By two to one, Americans support Starbucks closing company-wide for the half-day session in response to the arrests. African-Americans are especially supportive. A majority of whites agree. Republicans are evenly divided on this action.
There is also significant support for Starbucks’ decision to allow future non-customers to use the restrooms. 60% approve, 24% do not. Republicans are more closely divided: 50% approve, 40% do not.
The Republican response to the Starbucks actions may be more than just a response to the specific incidents, although Republicans are particularly sensitive to the two men’s behavior. Two-thirds of Republicans say the men’s behavior (waiting without buying anything) was inappropriate, much higher than the percentage overall who think this.
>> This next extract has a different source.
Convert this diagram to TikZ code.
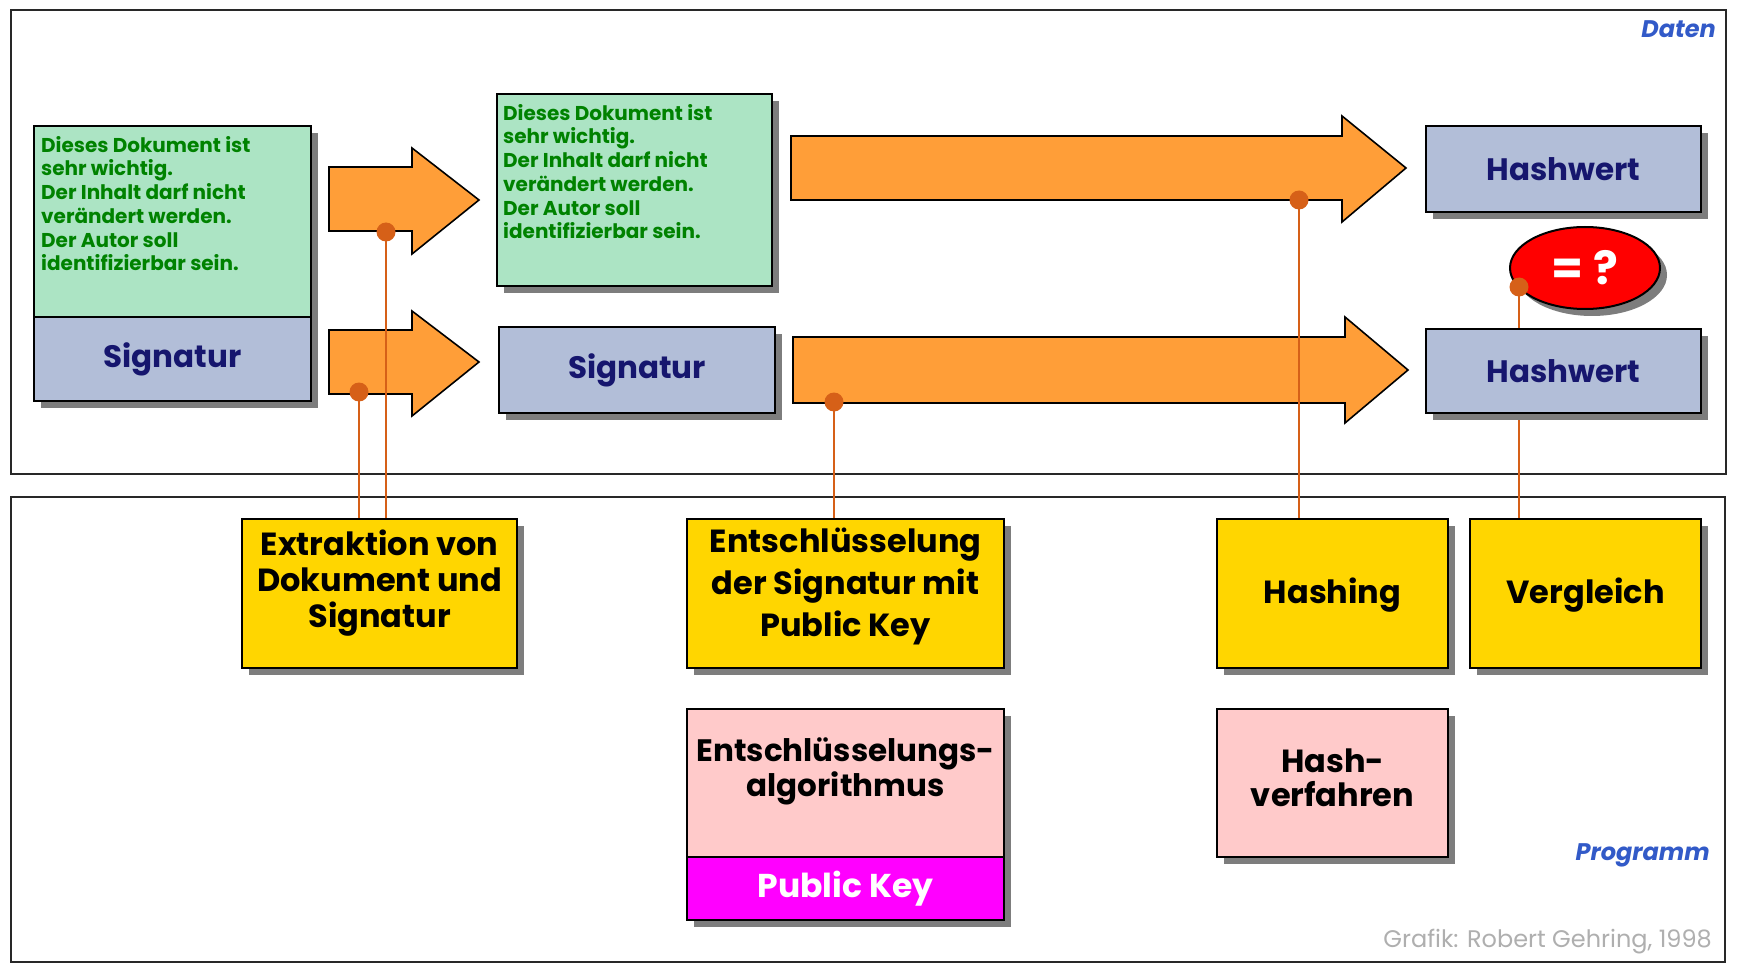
\documentclass[tikz,border=0pt]{standalone}
\usepackage{fontspec}
\setmainfont{Poppins}
\usetikzlibrary{shapes.geometric,shadows,calc}

\definecolor{mint}{RGB}{172,228,196}
\definecolor{doctext}{RGB}{0,130,0}
\definecolor{sigfill}{RGB}{178,190,216}
\definecolor{navy}{RGB}{22,22,110}
\definecolor{arroworange}{RGB}{255,158,56}
\definecolor{linkorange}{RGB}{214,96,24}
\definecolor{stepyellow}{RGB}{255,214,0}
\definecolor{toolpink}{RGB}{255,202,202}
\definecolor{keymagenta}{RGB}{255,0,255}
\definecolor{labelblue}{RGB}{50,90,200}
\definecolor{creditgray}{RGB}{175,175,175}
\definecolor{framegray}{RGB}{40,40,40}
\definecolor{shadowgray}{RGB}{125,125,125}

\tikzset{
  panel/.style={draw=framegray, line width=2.4pt},
  card/.style={draw=black, line width=2.2pt, anchor=north west, inner sep=0pt, align=center,
    drop shadow={shadow xshift=7pt, shadow yshift=-7pt, fill=shadowgray, opacity=1}},
  doccard/.style={card, fill=mint},
  sigcard/.style={card, fill=sigfill, text=navy, font=\fontsize{31}{36}\selectfont\bfseries},
  stepcard/.style={card, fill=stepyellow},
  toolcard/.style={card, fill=toolpink},
  keycard/.style={card, fill=keymagenta, text=white, font=\fontsize{33}{36}\selectfont\bfseries},
  doctext/.style={anchor=north west, inner sep=0pt, align=left, text=doctext,
    font=\fontsize{20}{23.7}\selectfont\bfseries},
  steptext/.style={inner sep=0pt, align=center, font=\fontsize{32}{36}\selectfont\bfseries},
  flow/.style={draw=black, line width=1.6pt, fill=arroworange, line join=miter},
  link/.style={draw=linkorange, line width=1.6pt},
  dot/.style={circle, fill=linkorange, minimum size=19pt, inner sep=0pt},
  tag/.style={anchor=east, inner sep=0pt, text=labelblue,
    font=\fontsize{24}{28}\selectfont\bfseries\itshape},
  credit/.style={anchor=east, inner sep=0pt, text=creditgray, font=\fontsize{24}{28}\selectfont},
}

\begin{document}
\begin{tikzpicture}[x=1pt, y=-1pt]
\useasboundingbox[fill=white] (0,0) rectangle (1740,976);

% the two panels: data (top) and program (bottom)
\draw[panel] (11,10) rectangle (1726,474);
\draw[panel] (11,497) rectangle (1725,962);
\node[tag] (daten) at (1716,29) {Daten};
\node[tag] (programm) at (1710,855) {Programm};
\node[credit] (credit) at (1712,942) {Grafik: Robert Gehring, 1998};

% flow arrows
\draw[flow] (329,167) -- (412,167) -- (412,148) -- (479,200) -- (412,254) -- (412,231) -- (329,231) -- cycle;
\draw[flow] (329,330) -- (412,330) -- (412,311) -- (479,362) -- (412,416) -- (412,394) -- (329,394) -- cycle;
\draw[flow] (791,136) -- (1342,136) -- (1342,116) -- (1406,168) -- (1342,222) -- (1342,200) -- (791,200) -- cycle;
\draw[flow] (793,337) -- (1345,337) -- (1345,317) -- (1408,370) -- (1345,423) -- (1345,403) -- (793,403) -- cycle;

% signed document, split into document and signature
\node[doccard, minimum width=277pt, minimum height=191pt] (doc) at (33,125) {};
\node[sigcard, minimum width=277pt, minimum height=84pt] (sig) at (33,316) {Signatur};
\node[doctext] (doctxt) at (41,136) {Dieses Dokument ist\\sehr wichtig.\\Der Inhalt darf nicht\\verändert werden.\\Der Autor soll\\identifizierbar sein.};

\node[doccard, minimum width=275pt, minimum height=192pt] (doc2) at (496,93) {};
\node[doctext] (doc2txt) at (503,104) {Dieses Dokument ist\\sehr wichtig.\\Der Inhalt darf nicht\\verändert werden.\\Der Autor soll\\identifizierbar sein.};
\node[sigcard, minimum width=276pt, minimum height=86pt] (sig2) at (498,326) {Signatur};

\node[sigcard, minimum width=275pt, minimum height=86pt] (hash1) at (1425,125) {Hashwert};

% comparison
\node[ellipse, draw=black, line width=2pt, fill=red, minimum width=150pt, minimum height=82pt,
  inner sep=0pt, text=white, font=\fontsize{46}{50}\selectfont\bfseries,
  drop shadow={shadow xshift=7pt, shadow yshift=-7pt, fill=shadowgray, opacity=1}] (cmp) at (1585,268) {= ?};

% program steps
\node[stepcard, minimum width=275pt, minimum height=149pt] (extr) at (241,518) {};
\node[steptext] at ([yshift=11pt]extr.center) {Extraktion von\\Dokument und\\Signatur};
\node[stepcard, minimum width=317pt, minimum height=149pt] (decr) at (686,518) {};
\node[steptext, font=\fontsize{32}{42}\selectfont\bfseries] at ([yshift=7pt]decr.center) {Entschlüsselung\\der Signatur mit\\Public Key};
\node[stepcard, minimum width=231pt, minimum height=149pt] (hashing) at (1216,518) {};
\node[steptext] at ([yshift=-1pt]hashing.center) {Hashing};
\node[stepcard, minimum width=231pt, minimum height=149pt] (vergl) at (1469,518) {};
\node[steptext] at ([yshift=-1pt]vergl.center) {Vergleich};

% tools
\node[toolcard, minimum width=317pt, minimum height=148pt] (algo) at (686,708) {};
\node[steptext, font=\fontsize{31}{35}\selectfont\bfseries] at ([yshift=12pt]algo.center) {Entschlüsselungs-\\algorithmus};
\node[keycard, minimum width=317pt, minimum height=63pt] (pubkey) at (686,856) {Public Key};
\node[toolcard, minimum width=231pt, minimum height=148pt] (hproc) at (1216,708) {};
\node[steptext, font=\fontsize{32}{34}\selectfont\bfseries] at ([yshift=5pt]hproc.center) {Hash-\\verfahren};

% attachment points
\node[dot] (d1) at (386,232) {};
\node[dot] (d2) at (359,392) {};
\node[dot] (d3) at (1299,200) {};
\node[dot] (d4) at (834,402) {};
\node[dot] (d5) at (1519,287) {};

% links from data to program steps
\draw[link] (d1.center) -- (d1.center |- extr.north);
\draw[link] (d2.center) -- (d2.center |- extr.north);
\draw[link] (d4.center) -- (d4.center |- decr.north);
\draw[link] (d3.center) -- (d3.center |- hashing.north);
\draw[link] (d5.center) -- (d5.center |- vergl.north);

% second hash value lies over the comparison link
\node[sigcard, minimum width=275pt, minimum height=84pt] (hash2) at (1425,328) {Hashwert};
\end{tikzpicture}
\end{document}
But Republicans also just don’t like Starbucks. There have been several criticisms and anti-Starbucks campaigns in the last few years, including in response to Starbucks saying it would hire refugees, dislike of the company’s Christmas cups, and claims that the company is anti-military and won’t serve Trump supporters. Republican (and conservative) overall opinion of the company is far different from that of the overall public, which shifted somewhat in a positive direction this week from a more negative view immediately after the April incident. A majority of Republicans were unfavorable then, and they are unfavorable now.
Most Americans doubt there will be much long-term impact of the training sessions, although Democrats are somewhat a more hopeful. Like the rest of the public, six in ten African-Americans don’t think the training will have much impact either way.